Nature is not natural and can never be naturalized — Graham Harman

Wednesday, December 23, 2015

Humankind 1

So...in addition to writing the Penguin book, there is also of course the Verso book. It's really interesting to be writing two at once. I don't think I've ever quite done it before. They are on two really distinct missions, these books. One is designed to show you that you can incorporate nonhumans into Marxism. The other is super IMAX widescreen 3D ecological philosophy.

(Not that the Verso topic isn't vast as well!)

I stared writing the Verso one, Humankind, this afternoon. Apparently I really do have something to say, as I reached my goal for the day.

The Verso book is in five through-composed shorter chapters. The sequence definitely goes 1 >> 2 >> 3 etc. There's a logical sequence that would be really out of shape if the book's arrangement didn't track it.
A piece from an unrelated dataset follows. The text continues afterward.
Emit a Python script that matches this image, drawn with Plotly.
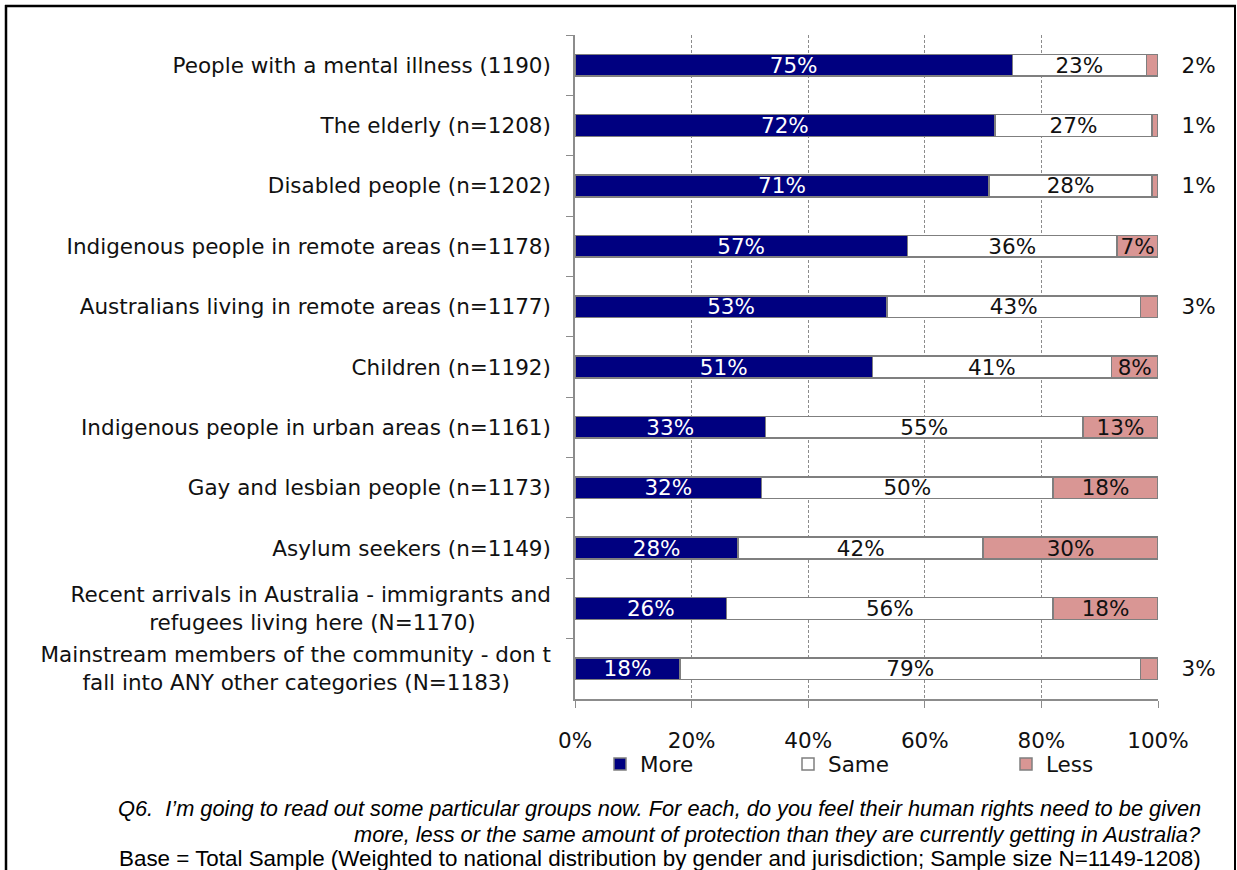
import plotly.graph_objects as go

# Survey groups, top to bottom
categories = [
    "People with a mental illness (1190)",
    "The elderly (n=1208)",
    "Disabled people (n=1202)",
    "Indigenous people in remote areas (n=1178)",
    "Australians living in remote areas (n=1177)",
    "Children (n=1192)",
    "Indigenous people in urban areas (n=1161)",
    "Gay and lesbian people (n=1173)",
    "Asylum seekers (n=1149)",
    "Recent arrivals in Australia - immigrants and<br>refugees living here (N=1170)" + "\u00a0" * 11,
    "Mainstream members of the community - don t<br>fall into ANY other categories (N=1183)" + "\u00a0" * 6,
]

more = [75, 72, 71, 57, 53, 51, 33, 32, 28, 26, 18]
same = [23, 27, 28, 36, 43, 41, 55, 50, 42, 56, 79]
less = [2, 1, 1, 7, 3, 8, 13, 18, 30, 18, 3]

x_ticks = [0, 20, 40, 60, 80, 100]
x_tick_labels = ["0%", "20%", "40%", "60%", "80%", "100%"]

FONT = "DejaVu Sans, Verdana, sans-serif"
FS = 21.5
NAVY = "#000080"
PINK = "#D99694"
EDGE = "#7F7F7F"
CAP_FONT = "Liberation Sans, Arial, sans-serif"

# Small "Less" segments get their label outside the bar end
less_pos = ["inside" if v >= 5 else "outside" for v in less]
less_text = [f"{v}%" if v >= 5 else "\u00a0" * 3 + f"{v}%" for v in less]

fig = go.Figure()
fig.add_trace(go.Bar(
    name="More", y=categories, x=more, orientation="h", legend="legend", showlegend=True,
    marker=dict(color=NAVY, line=dict(color=EDGE, width=1.5)),
    text=[f"{v}%" for v in more], textposition="inside", insidetextanchor="middle",
    textfont=dict(color="white", size=FS, family=FONT), constraintext="none",
))
fig.add_trace(go.Bar(
    name="Same", y=categories, x=same, orientation="h", legend="legend2", showlegend=True,
    marker=dict(color="white", line=dict(color=EDGE, width=1.5)),
    text=[f"{v}%" for v in same], textposition="inside", insidetextanchor="middle",
    textfont=dict(color="#111111", size=FS, family=FONT), constraintext="none",
))
fig.add_trace(go.Bar(
    name="Less", y=categories, x=less, orientation="h", legend="legend3", showlegend=True,
    marker=dict(color=PINK, line=dict(color=EDGE, width=1.5)),
    text=less_text, textposition=less_pos, insidetextanchor="middle",
    textfont=dict(color="#111111", size=FS, family=FONT), constraintext="none",
    cliponaxis=False,
))

W, H = 1237, 870
L, R, T, B = 575, 79, 35, 171
pw, ph = W - L - R, H - T - B


def px(xp):
    return (xp - L) / pw


def py(yp):
    return (H - B - yp) / ph


def legend_at(xpix):
    return dict(
        orientation="h", x=px(xpix), y=py(764), xanchor="left", yanchor="middle",
        font=dict(size=FS, family=FONT), itemwidth=30, bgcolor="rgba(0,0,0,0)",
    )


fig.update_layout(
    width=W, height=H,
    margin=dict(l=L, r=R, t=T, b=B),
    showlegend=True,
    barmode="stack", barnorm="percent", bargap=0.64,
    plot_bgcolor="white", paper_bgcolor="white",
    font=dict(family=FONT, size=FS, color="#111111"),
    xaxis=dict(
        range=[0, 100], tickmode="array", tickvals=x_ticks, ticktext=x_tick_labels,
        showgrid=True, gridcolor="#8C8C8C", griddash="3px,2px", gridwidth=1,
        showline=True, linecolor="#8C8C8C", linewidth=1.5,
        ticks="outside", ticklen=7, tickcolor="#8C8C8C",
        ticklabelstandoff=14, zeroline=False, fixedrange=True,
    ),
    yaxis=dict(
        type="category", autorange="reversed", tickson="boundaries",
        ticks="outside", ticklen=7, tickcolor="#8C8C8C",
        showline=True, linecolor="#8C8C8C", linewidth=1.5,
        showgrid=False, ticklabelstandoff=18,
    ),
    legend=legend_at(600),
    legend2=legend_at(788),
    legend3=legend_at(1006),
    shapes=[
        dict(type="line", xref="paper", yref="paper", x0=px(6), x1=px(6), y0=py(5), y1=py(872),
             line=dict(color="black", width=2.5)),
        dict(type="line", xref="paper", yref="paper", x0=px(5), x1=px(1236), y0=py(6), y1=py(6),
             line=dict(color="black", width=2.5)),
        dict(type="line", xref="paper", yref="paper", x0=px(1235), x1=px(1235), y0=py(5), y1=py(872),
             line=dict(color="black", width=2)),
    ],
    annotations=[
        dict(xref="paper", yref="paper", x=px(1203), y=py(808), xanchor="right", yanchor="middle",
             showarrow=False, align="right",
             text="<i>Q6.  I\u2019m going to read out some particular groups now. For each, do you feel their human rights need to be given</i>",
             font=dict(family=CAP_FONT, size=21.8, color="black")),
        dict(xref="paper", yref="paper", x=px(1203), y=py(834), xanchor="right", yanchor="middle",
             showarrow=False, align="right",
             text="<i>more, less or the same amount of protection than they are currently getting in Australia?</i>",
             font=dict(family=CAP_FONT, size=21.8, color="black")),
        dict(xref="paper", yref="paper", x=px(1203), y=py(859), xanchor="right", yanchor="middle",
             showarrow=False, align="right",
             text="Base = Total Sample (Weighted to national distribution by gender and jurisdiction; Sample size N=1149-1208)",
             font=dict(family=CAP_FONT, size=22.4, color="black")),
    ],
)

fig.write_html("out.html")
The Penguin book is a little different. Each chapter feels modular. You could probably have them in any order, although I think the one I chose is best. The inner logic and the arrangement don't coincide, quite.

That's an interesting, less well known fact about the five parts of rhetoric, Aristotle style. You've got your second part, which is called ordo in Latin. But it's also called dispositio. The latter is the arrangement of the idea sequence. The former is the logical sequence. You see the difference?

When you're thinking how a book should be, what you want to say is actually different from when you want to say it, and both are really important.

The ordo-dispositio mix for each book feels really right. It's nice to be doing them together for that reason. They are different beasts. Maybe the beasts will synergize one another, at this rhetorical level. I know they will at other levels...

I'll be interesting to see what kinds of style differences emerge as I proceed (the third part of rhetoric).

3 comments:

John said...

Cheered to hear of forthcoming writings concerning including animals within Marxism. I though Shukin's work was brilliant but not dirty, crawly and slithery enough and the Critical Animal Studies people just do not seem to get it and insist upon a literal almost fundamentalist interpretation of Labour Theory of value and abstraction of labour. Rather than writing against this I look to OOO and TM here for new way of looking at it. The 'inclusion' TM mentions is what got my attention, wherein we shall catch the conscience of the soveriegn, and is the key thing and is hopefully not part of the cul de sac of using agency as the vehicle for political inclusion within Marxism or other constructs.

I went with some humans to a Christmas Mass at the Episcopal Cathedral of St. John the Divine in NYC last night for the possibility of transcendence and ended up being pounded with every aspect of what this Blog terms agrilogistics. I think perhaps one chapter of Dark Ecology should be taught in a Cathedral at some occasion such as Easter, as it will wonderfully illustrate all the elements TM writes about and which tie together agrilogistics, culture, civilization, wilderness, totalitarianism, patriarchy, killing, exceptionalism, and exclusion. That is to say it all made absolute perfect anthropological sense, what the Bishop said, but I was convinced he'd got it exactly backwards in terms of meaning constrained by how he had been taught to think. I think I must go the the Robert Riemann show at DIA now that they have new meaning in the global warming north and recall a melancholia of seasonal change and human affect, although that is merely another part f the sameness.

Timothy Morton said...

John this is really deep and I hope we can talk about it some more, especially paragraph 1, because it's my ongoing project!

D. E.M. said...

I often feel as John does too, stumbling into something or into a place that makes me feel deeply how assbackward everything is.